## PROBLEM REQUIREMENTS
Set the lines down again exactly, first line through the line that contains "return CX + x, CY + y", with no pictures.

## DATA
......
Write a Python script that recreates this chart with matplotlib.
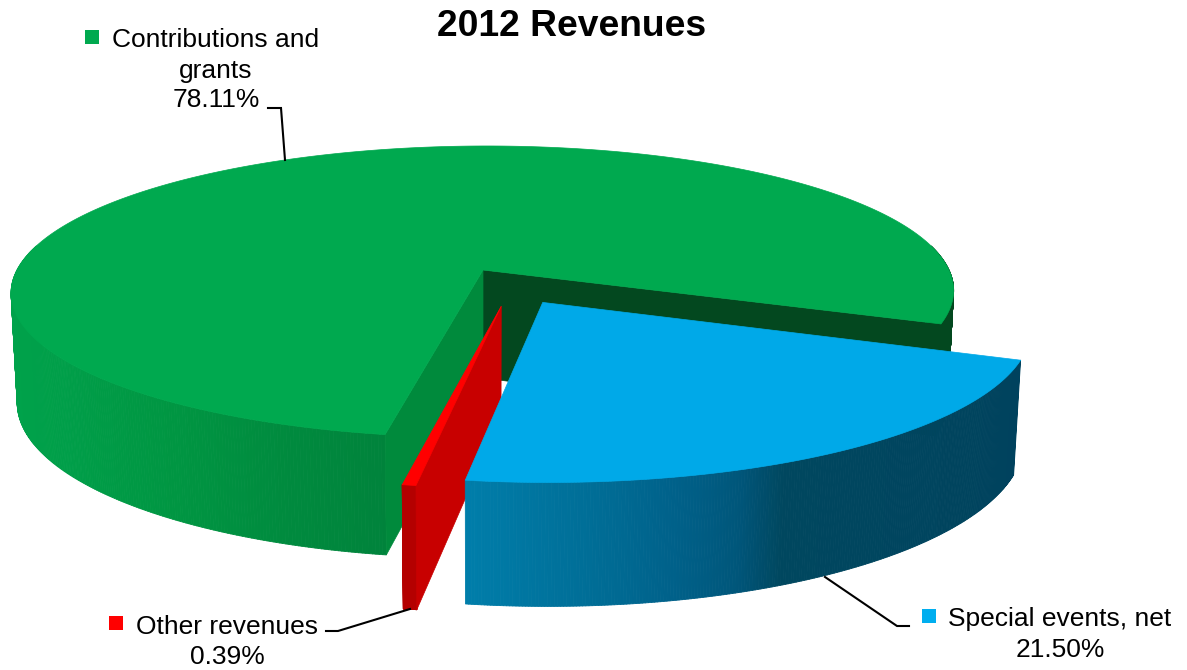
import numpy as np
import matplotlib
matplotlib.use("Agg")
import matplotlib.pyplot as plt
from matplotlib.collections import PolyCollection
from matplotlib.colors import to_rgb
from matplotlib.patches import Polygon, Rectangle

plt.rcParams['font.family'] = ['Liberation Sans', 'DejaVu Sans']

# Revenue shares in percent
categories = ['Contributions and grants', 'Special events, net', 'Other revenues']
shares = [78.11, 21.50, 0.39]
title = '2012 Revenues'

# Pie projection, in pixels
CX, CY = 483, 270
RX, RY = 466, 142.5
PERSP = 0.149
SHEAR = -0.03
DEPTH = 108
BOTTOM_SX, BOTTOM_SY = 0.987, 1.075
START_ANGLE = -21.0


def project(u, v, bottom=False):
    """Ground plane (u, v) to screen pixels, with some perspective"""
    u = np.asarray(u, dtype=float)
    v = np.asarray(v, dtype=float)
    scale = 1 / (1 + PERSP * v)
    y = -RY * v * scale
    x = RX * u * scale + SHEAR * y
    if bottom:
        return CX + x * BOTTOM_SX, CY + DEPTH + y * BOTTOM_SY
    return CX + x, CY + y


def arc(a1, a2, off, n=240):
    ang = np.linspace(a1, a2, n)
    return ang, off[0] + np.cos(np.radians(ang)), off[1] + np.sin(np.radians(ang))


def shade(stops, ang):
    pos = [s[0] for s in stops]
    rgb = np.array([to_rgb(s[1]) for s in stops])
    return np.column_stack([np.interp(ang, pos, rgb[:, i]) for i in range(3)])


def draw_wall(ax, a1, a2, off, stops):
    ang, u, v = arc(a1, a2, off)
    xt, yt = project(u, v)
    xb, yb = project(u, v, bottom=True)
    quads = [[(xt[i], yt[i]), (xt[i + 1], yt[i + 1]), (xb[i + 1], yb[i + 1]), (xb[i], yb[i])]
             for i in range(len(ang) - 1)]
    cols = shade(stops, (ang[:-1] + ang[1:]) / 2)
    ax.add_collection(PolyCollection(quads, facecolors=cols, edgecolors=cols, linewidths=0.6))


def draw_cut(ax, angle, off, color):
    u = [off[0], off[0] + np.cos(np.radians(angle))]
    v = [off[1], off[1] + np.sin(np.radians(angle))]
    xt, yt = project(u, v)
    xb, yb = project(u, v, bottom=True)
    pts = [(xt[0], yt[0]), (xt[1], yt[1]), (xb[1], yb[1]), (xb[0], yb[0])]
    ax.add_patch(Polygon(pts, closed=True, fc=color, ec=color, lw=0.5))


def draw_top(ax, a1, a2, off, color):
    _, u, v = arc(a1, a2, off, n=400)
    x, y = project(np.r_[off[0], u], np.r_[off[1], v])
    ax.add_patch(Polygon(np.column_stack([x, y]), closed=True, fc=color, ec=color, lw=0.5))


fig = plt.figure(figsize=(11.87, 6.70), dpi=100)
ax = fig.add_axes([0, 0, 1, 1])
ax.set_xlim(0, 1187)
ax.set_ylim(670, 0)
ax.axis('off')

# Slice angles run clockwise from the right hand cut
sweep = np.array(shares) / sum(shares) * 360
blue_a1 = START_ANGLE
blue_a2 = blue_a1 - sweep[1]
red_a2 = blue_a2 - sweep[2]
green_a2 = blue_a1
green_a1 = red_a2

green_off = (0.0, 0.0)
blue_off = (0.126, -0.22)
red_off = (0.04, -0.245)

# Green slice, the part of the wall facing away stays hidden under the top
green_stops = [(170, '#00a64d'), (215, '#009f49'), (235, '#009642'), (250, '#008a3e'), (262, '#00823b')]
draw_wall(ax, 170, green_a1 + 360, green_off, green_stops)
draw_wall(ax, green_a2, 10, green_off, [(-30, '#03481f'), (10, '#03481f')])
draw_cut(ax, green_a2, green_off, '#03481f')
draw_cut(ax, green_a1, green_off, '#008a3c')
draw_top(ax, green_a2, green_a1 + 360, green_off, '#00a94f')

# Red slice
draw_wall(ax, red_a2, blue_a2, red_off, [(-110, '#b40000'), (-90, '#b40000')])
draw_cut(ax, blue_a2, red_off, '#c80000')
draw_top(ax, red_a2, blue_a2, red_off, '#ff0000')

# Blue slice
blue_stops = [(-100, '#0080ad'), (-85, '#006d96'), (-77, '#00618a'), (-70, '#00567a'),
              (-65, '#00475f'), (-20, '#00425e')]
draw_wall(ax, blue_a2, blue_a1, blue_off, blue_stops)
draw_top(ax, blue_a2, blue_a1, blue_off, '#00a9e8')

# Leader lines
leaders = [([268, 281, 285], [108, 108, 160]),
           ([326, 338, 410], [631, 631, 609]),
           ([909, 897, 825], [626, 626, 577])]
for lx, ly in leaders:
    ax.plot(lx, ly, color='black', lw=1.5, solid_joinstyle='miter')

# Legend keys
ax.add_patch(Rectangle((85, 30), 14, 14, fc='#00a94f', ec='none'))
ax.add_patch(Rectangle((109, 616), 14, 14, fc='#ff0000', ec='none'))
ax.add_patch(Rectangle((922, 609), 14, 14, fc='#00aeef', ec='none'))

label_fs = 19
ax.text(216, 40, 'Contributions and', ha='center', va='center', fontsize=label_fs)
ax.text(216, 71, 'grants', ha='center', va='center', fontsize=label_fs)
ax.text(216, 100, f'{shares[0]:.2f}%', ha='center', va='center', fontsize=label_fs)
ax.text(227, 627, categories[2], ha='center', va='center', fontsize=label_fs)
ax.text(227, 657, f'{shares[2]:.2f}%', ha='center', va='center', fontsize=label_fs)
ax.text(1060, 619, categories[1], ha='center', va='center', fontsize=label_fs)
ax.text(1060, 650, f'{shares[1]:.2f}%', ha='center', va='center', fontsize=label_fs)

ax.text(572, 26, title, ha='center', va='center', fontsize=26.8, fontweight='bold')

fig.savefig('out.png', dpi=100)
......
## THE RESULT
Write a Python script that recreates this chart with matplotlib.
import numpy as np
import matplotlib
matplotlib.use("Agg")
import matplotlib.pyplot as plt
from matplotlib.collections import PolyCollection
from matplotlib.colors import to_rgb
from matplotlib.patches import Polygon, Rectangle

plt.rcParams['font.family'] = ['Liberation Sans', 'DejaVu Sans']

# Revenue shares in percent
categories = ['Contributions and grants', 'Special events, net', 'Other revenues']
shares = [78.11, 21.50, 0.39]
title = '2012 Revenues'

# Pie projection, in pixels
CX, CY = 483, 270
RX, RY = 466, 142.5
PERSP = 0.149
SHEAR = -0.03
DEPTH = 108
BOTTOM_SX, BOTTOM_SY = 0.987, 1.075
START_ANGLE = -21.0


def project(u, v, bottom=False):
    """Ground plane (u, v) to screen pixels, with some perspective"""
    u = np.asarray(u, dtype=float)
    v = np.asarray(v, dtype=float)
    scale = 1 / (1 + PERSP * v)
    y = -RY * v * scale
    x = RX * u * scale + SHEAR * y
    if bottom:
        return CX + x * BOTTOM_SX, CY + DEPTH + y * BOTTOM_SY
    return CX + x, CY + y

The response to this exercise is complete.